The first Jumo 222A/B development engines did not arrive until October 1941 and some eleven months later the DB 604 project was cancelled. By May 1942, in desperation, it was suggested that the Daimler-Benz DB 606 be used instead, even though it was considerably larger and heavier (1.5 tonnes) and was well known to have serious problems. Prototypes of both designs with these engines were ordered, although the Fw 191 was just getting into the air with the BMW 801 radials at this point and the Ju 288 was showing a continual tendency to break its main landing gear on touchdown, partly due to its undercarriage problems caused by its complex method of stowing the oleo struts during retraction.
The RLM had no designs to fill the gap left if Bomber B did not work, even though some minor designs like the Henschel Hs 130, usually powered with two DB 603 or 605 engines and the Dornier Do 317, being tried with the same, trouble-prone DB 606 or 610 "welded-together engines" on some of its prototype airframes were also being considered. A slightly improved Ju 88, based on the prototype Ju 88B design, was ordered as the Ju 188 and several prototypes of stretched versions of existing bomber designs with four engines were also ordered, as with Junkers' Ju 488 in 1943–44.
In June 1943, the T-Amt finally gave up; by this point, even if the Jumo 222 started working reliably, as it had begun to do in the summer of 1943, a shortage of the metals needed for the high-temperature alloys it used meant it would not be able to enter production anyway, with just under 300 development powerplants built. The three-year development period during the war in Europe, with no combat-ready designs to show for the effort, meant that the Bomber B project was a time-consuming venture that delivered nothing, while also serving to ensure that no other designs were available in late 1943, when their existing twin-engined medium bombers, most developed in the mid–late 30s, started to become hopelessly outdated.
With the failure of Bomber B, four engine versions of the He 177, which had first been officially considered as early as October 1941 with the "He 177H" paper-only derivative, the ancestor of the Heinkel He 274 high-altitude design project, were considered as replacements for the mainline variants of the He 177A through most of 1943. The trio of completed DB 603-powered He 177B prototypes would start their flight tests by the end of 1943. Production of the B-series He 177s by Arado Flugzeugwerke, the prime subcontractor for Heinkel's heavy bombers, was never undertaken as the Arado firm had priority for its jet-powered Arado Ar 234 bomber and by early July 1944, four months before Arado would be able to commence license-built construction of the He 177B-5, the Luftwaffe began the Emergency Fighter Program.
The Ju 288's landing gear was most innovative in its design.

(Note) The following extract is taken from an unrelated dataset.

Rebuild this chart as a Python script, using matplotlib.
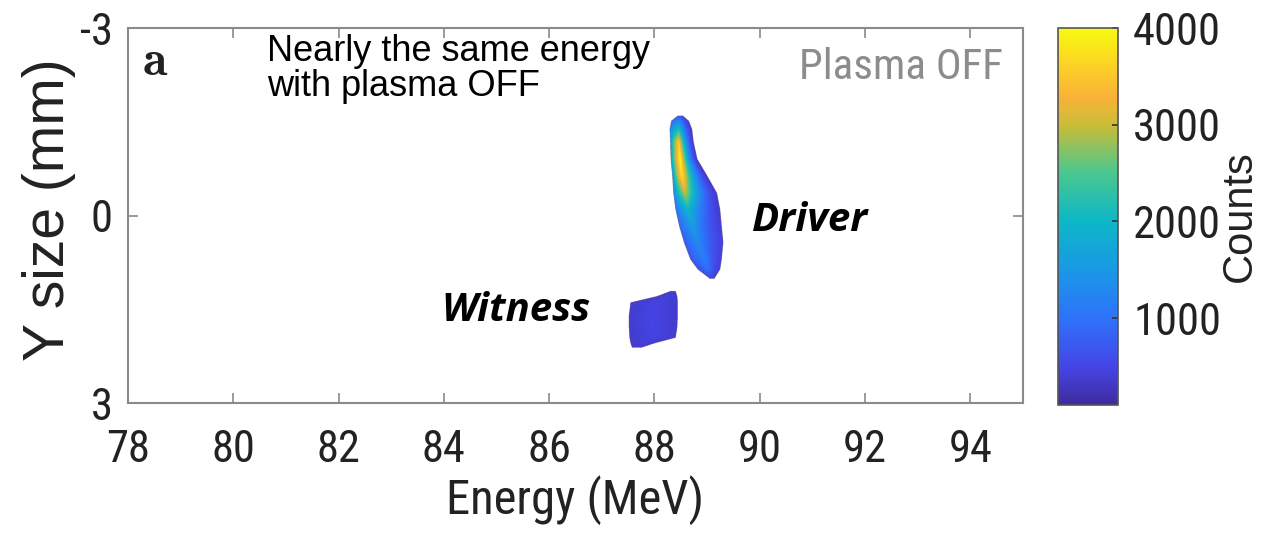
import numpy as np
import matplotlib
matplotlib.use('Agg')
import matplotlib.pyplot as plt
from matplotlib import font_manager
from matplotlib.font_manager import FontProperties
from matplotlib.colors import LinearSegmentedColormap

plt.rcParams['axes.unicode_minus'] = False

# axes ranges and ticks
energy_lim = (78, 95)
ysize_lim = (-3, 3)
energy_ticks = [78, 80, 82, 84, 86, 88, 90, 92, 94]
ysize_ticks = [-3, 0, 3]
count_lim = (100, 4000)
count_ticks = [1000, 2000, 3000, 4000]

# driver bunch, one entry per row: edges, ridge and counts (MeV, mm, counts)
driver_y = [-1.58, -1.50, -1.37, -1.16, -0.89, -0.62, -0.35, -0.09, 0.18, 0.44, 0.71, 0.87, 1.02]
driver_left = [88.44, 88.32, 88.29, 88.30, 88.31, 88.34, 88.36, 88.40, 88.47, 88.56, 88.68, 88.82, 89.05]
driver_right = [88.54, 88.65, 88.71, 88.74, 88.81, 89.00, 89.18, 89.24, 89.27, 89.30, 89.27, 89.24, 89.13]
driver_ridge = [88.49, 88.47, 88.46, 88.46, 88.49, 88.52, 88.58, 88.64, 88.73, 88.83, 88.95, 89.02, 89.09]
driver_peak = [700, 1300, 2100, 3600, 3980, 3800, 3000, 2000, 1550, 1300, 1150, 950, 500]
driver_cl = [500, 800, 1100, 1300, 1300, 1150, 1000, 850, 750, 650, 600, 500, 400]
driver_cr = [400, 380, 350, 330, 330, 330, 350, 380, 420, 450, 430, 400, 380]

# witness bunch
witness_y = [1.22, 1.30, 1.40, 1.60, 1.80, 1.96, 2.05, 2.12]
witness_left = [88.30, 88.05, 87.55, 87.52, 87.52, 87.53, 87.55, 87.58]
witness_right = [88.40, 88.43, 88.44, 88.44, 88.43, 88.40, 88.00, 87.75]
witness_peak = [380, 430, 470, 500, 500, 470, 430, 380]
witness_edge = [330, 350, 360, 370, 370, 360, 350, 330]

# parula-like colour map
parula_colors = [(0.25, 0.17, 0.62), (0.27, 0.27, 0.90), (0.18, 0.45, 0.98),
                 (0.10, 0.60, 0.90), (0.05, 0.72, 0.78), (0.30, 0.78, 0.55),
                 (0.78, 0.74, 0.22), (0.98, 0.70, 0.22), (0.99, 0.82, 0.15),
                 (0.97, 0.98, 0.06)]
parula_stops = [0.0, 0.10, 0.23, 0.36, 0.49, 0.62, 0.74, 0.82, 0.90, 1.0]


# look for a narrow sans face, the axis text is squeezed horizontally
def narrow_font_file():
	prefs = ['liberation sans narrow', 'arial narrow', 'roboto condensed', 'noto sans',
			 'open sans', 'dejavu sans']
	best = None
	for f in font_manager.fontManager.ttflist:
		name = f.name.lower()
		stretch = str(f.stretch).lower()
		fname = f.fname.lower()
		narrowish = ('narrow' in name or 'condensed' in name or 'condensed' in stretch
					 or 'condensed' in fname)
		if not narrowish or f.style != 'normal':
			continue
		if str(f.weight).lower() not in ('400', 'normal', 'regular', 'book'):
			continue
		if 'extra' in stretch or 'extra' in fname or 'ultra' in fname:
			continue
		rank = len(prefs)
		for i, p in enumerate(prefs):
			if name.startswith(p):
				rank = i
				break
		if 'semi' in stretch or 'semi' in fname:
			rank += 0.5
		if best is None or rank < best[0]:
			best = (rank, f.fname)
	return best[1] if best else None


narrow_file = narrow_font_file()


def narrow_props(size):
	if narrow_file:
		return FontProperties(fname=narrow_file, size=size)
	return FontProperties(family='Liberation Sans', size=size * 0.82)


regular = 'Liberation Sans'
bold_italic = 'Open Sans'

E = np.arange(87.2, 89.6, 0.004)
Y = np.arange(-1.8, 2.4, 0.004)
img = np.full((len(Y), len(E)), np.nan)


# fills every image row between the bunch edges
def paint(img, ys, left, right, ridge, c_left, c_peak, c_right, fall_l=0.7, fall_r=1.6):
	for i, y in enumerate(Y):
		if y < ys[0] or y > ys[-1]:
			continue
		l = np.interp(y, ys, left)
		r = np.interp(y, ys, right)
		p = np.interp(y, ys, ridge)
		p = min(max(p, l + 1e-3), r - 1e-3)
		cl = np.interp(y, ys, c_left)
		cp = np.interp(y, ys, c_peak)
		cr = np.interp(y, ys, c_right)
		tl = np.clip((E - l) / (p - l), 0, 1)
		tr = np.clip((r - E) / (r - p), 0, 1)
		row = np.where(E <= p, cl + (cp - cl) * tl ** fall_l, cr + (cp - cr) * tr ** fall_r)
		inside = (E >= l) & (E <= r)
		img[i, inside] = row[inside]


paint(img, driver_y, driver_left, driver_right, driver_ridge, driver_cl, driver_peak, driver_cr)
witness_mid = [(a + b) / 2 for a, b in zip(witness_left, witness_right)]
paint(img, witness_y, witness_left, witness_right, witness_mid, witness_edge, witness_peak,
	  witness_edge, 1.0, 1.0)

cmap = LinearSegmentedColormap.from_list('parula', list(zip(parula_stops, parula_colors)))

fig = plt.figure(figsize=(12.62, 5.37), dpi=100)
ax = fig.add_axes([0.1014, 0.2495, 0.7092, 0.6983])
im = ax.imshow(img, origin='lower', extent=[E[0], E[-1], Y[0], Y[-1]], aspect='auto',
			   cmap=cmap, vmin=count_lim[0], vmax=count_lim[1], interpolation='antialiased')
ax.set_xlim(*energy_lim)
ax.set_ylim(ysize_lim[1], ysize_lim[0])
ax.set_xticks(energy_ticks)
ax.set_yticks(ysize_ticks)

frame = '#8a8a8a'
for s in ax.spines.values():
	s.set_color(frame)
	s.set_linewidth(1.5)
ax.tick_params(direction='in', length=7, width=1.2, color=frame, labelcolor='#222222',
			   top=True, right=True)
ax.tick_params(axis='x', pad=19)
ax.tick_params(axis='y', pad=11)
for lab in ax.get_xticklabels() + ax.get_yticklabels():
	lab.set_fontproperties(narrow_props(32))

ax.set_xlabel('Energy (MeV)', fontproperties=narrow_props(35), color='#222222')
ax.xaxis.set_label_coords(0.5, -0.259)
ax.xaxis.label.set_va('center')
ax.set_ylabel('Y size (mm)', family=regular, fontsize=41, color='#222222')
ax.yaxis.set_label_coords(-0.088, 0.515)
ax.yaxis.label.set_va('center')

ax.text(0.016, 0.875, r'$\mathbf{a}$', transform=ax.transAxes, fontsize=36,
		math_fontfamily='cm', color='#222222', va='baseline')
ax.text(0.155, 0.818, 'Nearly the same energy\nwith plasma OFF', transform=ax.transAxes,
		family=regular, fontsize=26, va='baseline', linespacing=1.0)
ax.text(0.977, 0.865, 'Plasma OFF', transform=ax.transAxes, fontproperties=narrow_props(31),
		color='#8c8c8c', ha='right', va='baseline')
ax.text(0.697, 0.488, 'Driver', transform=ax.transAxes, family=bold_italic,
		fontsize=29, fontweight='bold', fontstyle='italic', va='center')
ax.text(0.350, 0.248, 'Witness', transform=ax.transAxes, family=bold_italic,
		fontsize=29, fontweight='bold', fontstyle='italic', va='center')

cax = fig.add_axes([0.8383, 0.2458, 0.0475, 0.7020])
cbar = fig.colorbar(im, cax=cax, ticks=count_ticks)
cbar.outline.set_edgecolor('#555555')
cbar.outline.set_linewidth(1.2)
cax.tick_params(direction='in', length=4, width=1.2, color='#333333', labelcolor='#222222',
				pad=11)
for lab in cax.get_yticklabels():
	lab.set_fontproperties(narrow_props(32))
cbar.set_label('Counts', family=regular, fontsize=30, color='#222222')
cax.yaxis.set_label_coords(3.03, 0.5)
cax.yaxis.label.set_va('center')

fig.savefig('out.png', dpi=100)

A Y-shaped bearer was mounted in the engine nacelle with its upper arms hinged. At the bottom end of this bearer was the shock absorber leg, which was likewise hinged. Two double-brake wheels, with (metric) size 1015 × 380 tires, were mounted on the cross-axle. During the retraction cycle a folding strut was raised by a hydraulic jack. The bottom part of the folding strut drew the Y-bearer upwards. Functioning via a lever-and-gear arrangement, a pushrod positioned parallel to the Y-bearer acted upon another gear segment mounted to the oleo leg's hinge pin and rotated it about this as the Y-bearer was drawn upwards.